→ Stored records

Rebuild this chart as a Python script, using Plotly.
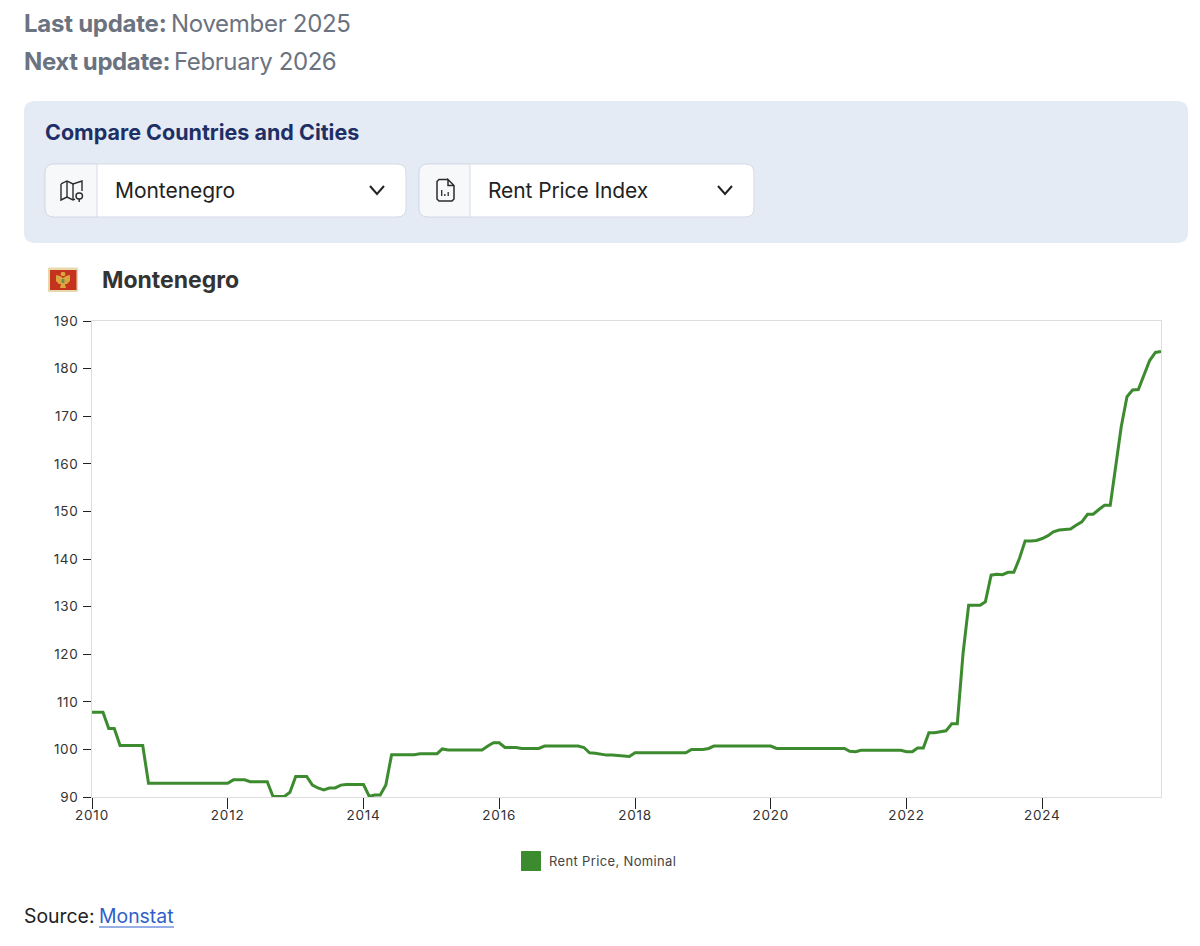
import plotly.graph_objects as go
import pandas as pd

# monthly values, Jan 2010 - Oct 2025
rent_2010 = [107.8, 107.8, 107.8, 104.4, 104.4, 100.8, 100.8, 100.8, 100.8, 100.8, 92.9, 92.9]
rent_2011 = [92.9] * 12
rent_2012 = [92.9, 93.6, 93.6, 93.6, 93.2, 93.2, 93.2, 93.2, 90.1, 90.1, 90.1, 91.0]
rent_2013 = [94.3, 94.3, 94.3, 92.5, 91.9, 91.5, 91.9, 91.9, 92.5, 92.6, 92.6, 92.6]
rent_2014 = [92.6, 90.1, 90.4, 90.4, 92.5, 98.9, 98.9, 98.9, 98.9, 98.9, 99.1, 99.1]
rent_2015 = [99.1, 99.1, 100.1, 99.9, 99.9, 99.9, 99.9, 99.9, 99.9, 99.9, 100.7, 101.4]
rent_2016 = [101.4, 100.4, 100.4, 100.4, 100.2, 100.2, 100.2, 100.2, 100.7, 100.7, 100.7, 100.7]
rent_2017 = [100.7, 100.7, 100.7, 100.4, 99.3, 99.2, 99.0, 98.8, 98.8, 98.7, 98.6, 98.5]
rent_2018 = [99.3, 99.3, 99.3, 99.3, 99.3, 99.3, 99.3, 99.3, 99.3, 99.3, 100.0, 100.0]
rent_2019 = [100.0, 100.2, 100.7, 100.7, 100.7, 100.7, 100.7, 100.7, 100.7, 100.7, 100.7, 100.7]
rent_2020 = [100.7, 100.2, 100.2, 100.2, 100.2, 100.2, 100.2, 100.2, 100.2, 100.2, 100.2, 100.2]
rent_2021 = [100.2, 100.2, 99.6, 99.5, 99.8, 99.8, 99.8, 99.8, 99.8, 99.8, 99.8, 99.8]
rent_2022 = [99.5, 99.5, 100.3, 100.3, 103.5, 103.5, 103.7, 103.9, 105.4, 105.4, 120.2, 130.3]
rent_2023 = [130.3, 130.3, 131.0, 136.6, 136.8, 136.7, 137.2, 137.2, 140.2, 143.8, 143.8, 143.9]
rent_2024 = [144.3, 144.9, 145.7, 146.1, 146.2, 146.3, 147.1, 147.8, 149.4, 149.4, 150.4, 151.3]
rent_2025 = [151.3, 160.0, 167.8, 174.1, 175.5, 175.6, 178.6, 181.7, 183.4, 183.6]

rent = (rent_2010 + rent_2011 + rent_2012 + rent_2013 + rent_2014 + rent_2015 + rent_2016 + rent_2017
        + rent_2018 + rent_2019 + rent_2020 + rent_2021 + rent_2022 + rent_2023 + rent_2024 + rent_2025)
dates = pd.date_range("2010-01-01", periods=len(rent), freq="MS")

y_ticks = [90, 100, 110, 120, 130, 140, 150, 160, 170, 180, 190]
x_ticks = ["2010-01-01", "2012-01-01", "2014-01-01", "2016-01-01", "2018-01-01", "2020-01-01", "2022-01-01", "2024-01-01"]
x_labels = ["2010", "2012", "2014", "2016", "2018", "2020", "2022", "2024"]

GREEN = "#3d8b2f"
FONT = "Inter"

# plot area in page pixels
LEFT, RIGHT, TOP, BOTTOM = 92, 1161, 321, 797


def px_x(x):
    return (x - LEFT) / (RIGHT - LEFT)


def px_y(y):
    return (BOTTOM - y) / (BOTTOM - TOP)


def P(x, y):
    return f"{px_x(x):.5f},{px_y(y):.5f}"


def path(points, close=False):
    d = "M" + " L".join(P(x, y) for x, y in points)
    return d + (" Z" if close else "")


def round_rect(x0, y0, x1, y1, r, corners="tl tr br bl"):
    c = corners.split()
    d = "M" + P(x0 + (r if "tl" in c else 0), y0)
    d += " L" + P(x1 - (r if "tr" in c else 0), y0)
    if "tr" in c:
        d += " Q" + P(x1, y0) + " " + P(x1, y0 + r)
    d += " L" + P(x1, y1 - (r if "br" in c else 0))
    if "br" in c:
        d += " Q" + P(x1, y1) + " " + P(x1 - r, y1)
    d += " L" + P(x0 + (r if "bl" in c else 0), y1)
    if "bl" in c:
        d += " Q" + P(x0, y1) + " " + P(x0, y1 - r)
    d += " L" + P(x0, y0 + (r if "tl" in c else 0)) + " "
    if "tl" in c:
        d += "Q" + P(x0, y0) + " " + P(x0 + r, y0)
    return d + " Z"


def shape(d, fill="rgba(0,0,0,0)", line="rgba(0,0,0,0)", width=1):
    return dict(type="path", xref="paper", yref="paper", path=d, fillcolor=fill,
                line=dict(color=line, width=width), layer="below")


def spaced(text, spacing):
    return f'<span style="letter-spacing:{spacing}px">{text}</span>'


def label(x, y, text, size, color, anchor="left"):
    # annotations carry 1px of padding, take it back so x is where the ink starts
    return dict(xref="paper", yref="paper", x=px_x(x - 1), y=px_y(y), text=text, showarrow=False,
                xanchor=anchor, yanchor="middle", borderpad=0,
                font=dict(family=FONT, size=size, color=color))


fig = go.Figure()
fig.add_trace(go.Scatter(x=dates, y=rent, mode="lines", name="Rent Price, Nominal",
                         line=dict(color=GREEN, width=3), cliponaxis=False))

shapes = []
# filter panel
shapes.append(shape(round_rect(24, 101, 1188, 243, 11), fill="#e5ebf4"))

# the two dropdowns
for x0, x1, split in [(45, 406, 97), (419, 754, 470)]:
    shapes.append(shape(round_rect(x0, 164, x1, 217, 9), fill="#ffffff", line="#d5dbe6"))
    shapes.append(shape(round_rect(x0, 164, split, 217, 9, "tl bl"), fill="#f7f8fa", line="#d5dbe6"))

# chevrons
for cx in [377, 725]:
    shapes.append(shape(path([(cx - 7, 186), (cx, 194), (cx + 7, 186)]), line="#222222", width=2))

# map icon
ICON = "#2b2b2b"
shapes.append(shape(path([(61, 184), (67, 181), (73, 184), (82, 181), (82, 191)]), line=ICON, width=1.4))
shapes.append(shape(path([(61, 184), (61, 200), (67, 197), (73, 200), (75, 199)]), line=ICON, width=1.4))
shapes.append(shape(path([(67, 181), (67, 197)]), line=ICON, width=1.4))
shapes.append(shape(path([(73, 184), (73, 200)]), line=ICON, width=1.4))
shapes.append(shape(round_rect(76, 193, 82.5, 199, 3), line=ICON, fill="#f7f8fa", width=1.4))
shapes.append(shape(path([(79.2, 199), (79.2, 202)]), line=ICON, width=1.4))

# file icon
shapes.append(shape(path([(448, 179.5), (439, 179.5), (437, 181.5), (437, 199), (439, 201), (452, 201), (454, 199),
                          (454, 185.5), (448, 179.5), (448, 185.5), (454, 185.5)]), line=ICON, width=1.5))
shapes.append(shape(path([(441.7, 196), (441.7, 190)]), line=ICON, width=1.3))
shapes.append(shape(path([(444.8, 196), (444.8, 194)]), line=ICON, width=1.3))
shapes.append(shape(path([(448.2, 196), (448.2, 192)]), line=ICON, width=1.3))

# flag
shapes.append(shape(round_rect(48, 267.5, 78, 292, 1), fill="#e9d8ac"))
shapes.append(shape(round_rect(50, 270, 76.5, 290, 0.5), fill="#c4331e"))
shapes.append(shape(path([(60.5, 274), (61.5, 272), (64.5, 272), (65.5, 274), (64.5, 276), (61.5, 276)], close=True), fill="#dba63f"))
shapes.append(shape(path([(56, 275), (60, 276), (63, 278), (66, 276), (70, 275), (70, 281), (67, 284), (65, 284),
                          (66, 288), (60, 288), (61, 284), (59, 284), (56, 281)], close=True), fill="#dba63f"))
shapes.append(shape(round_rect(61.5, 279, 64.5, 283, 1), fill="#6f8f4a"))

# legend swatch
shapes.append(shape(round_rect(521, 851, 541, 871, 0.5), fill=GREEN))

# link underline
shapes.append(shape(path([(99, 927), (174, 927)]), line="#2f5fc9", width=1))

GREY = "#6b7280"
annotations = [
    label(24, 23, spaced("<b>Last update:</b>", -0.25), 24, GREY),
    label(171, 23, spaced("November 2025", -0.3), 24, GREY),
    label(24, 62, spaced("<b>Next update:</b>", -0.4), 24, GREY),
    label(174, 62, spaced("February 2026", -0.4), 24, GREY),
    label(45, 132, "<b>Compare Countries and Cities</b>", 21.5, "#1e2f66"),
    label(115, 190, spaced("Montenegro", -0.05), 21, "#222222"),
    label(488, 190, spaced("Rent Price Index", -0.1), 21, "#222222"),
    label(102, 280, "<b>Montenegro</b>", 23, "#333333"),
    label(549, 861, spaced("Rent Price, Nominal", 0.35), 13, "#444444"),
    label(24, 916, 'Source:', 19.4, "#222222"),
    label(99, 916, '<span style="color:#2f5fc9">Monstat</span>', 19.4, "#222222"),
]

fig.update_layout(
    width=1200, height=946,
    margin=dict(l=LEFT, r=1200 - RIGHT, t=TOP, b=946 - BOTTOM, pad=0),
    paper_bgcolor="#ffffff", plot_bgcolor="#ffffff",
    showlegend=False,
    font=dict(family=FONT, size=13, color="#333333"),
    shapes=shapes, annotations=annotations,
    xaxis=dict(range=["2010-01-01", "2025-10-01"], tickvals=x_ticks, ticktext=[spaced(t, 0.8) for t in x_labels],
               showgrid=False, zeroline=False, ticks="outside", ticklen=11, tickwidth=1, tickcolor="#222222",
               showline=True, linecolor="#dddddd", mirror=True, tickfont=dict(size=13.5, color="#333333"),
               ticklabelstandoff=-5),
    yaxis=dict(range=[90, 190], tickvals=y_ticks, ticktext=[spaced(t, 0.6) for t in y_ticks],
               showgrid=False, zeroline=False,
               ticks="outside", ticklen=8, tickwidth=1, tickcolor="#222222",
               showline=True, linecolor="#dddddd", mirror=True, tickfont=dict(size=13.5, color="#333333"),
               ticklabelstandoff=2),
)

fig.write_html("out.html", post_script="document.body.style.margin='0';document.body.style.overflow='hidden';",
               config=dict(displayModeBar=False))
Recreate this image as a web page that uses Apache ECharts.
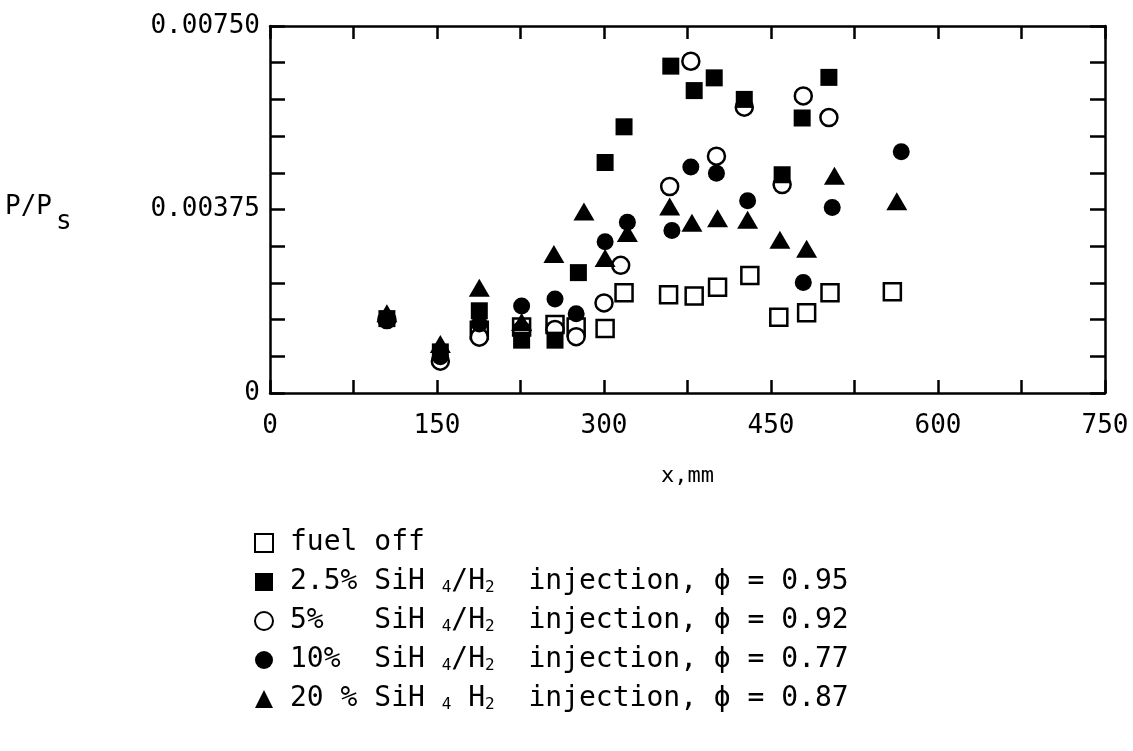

→ Given exercise
State only the count of lines above that hold the string "this".

→ Solution
2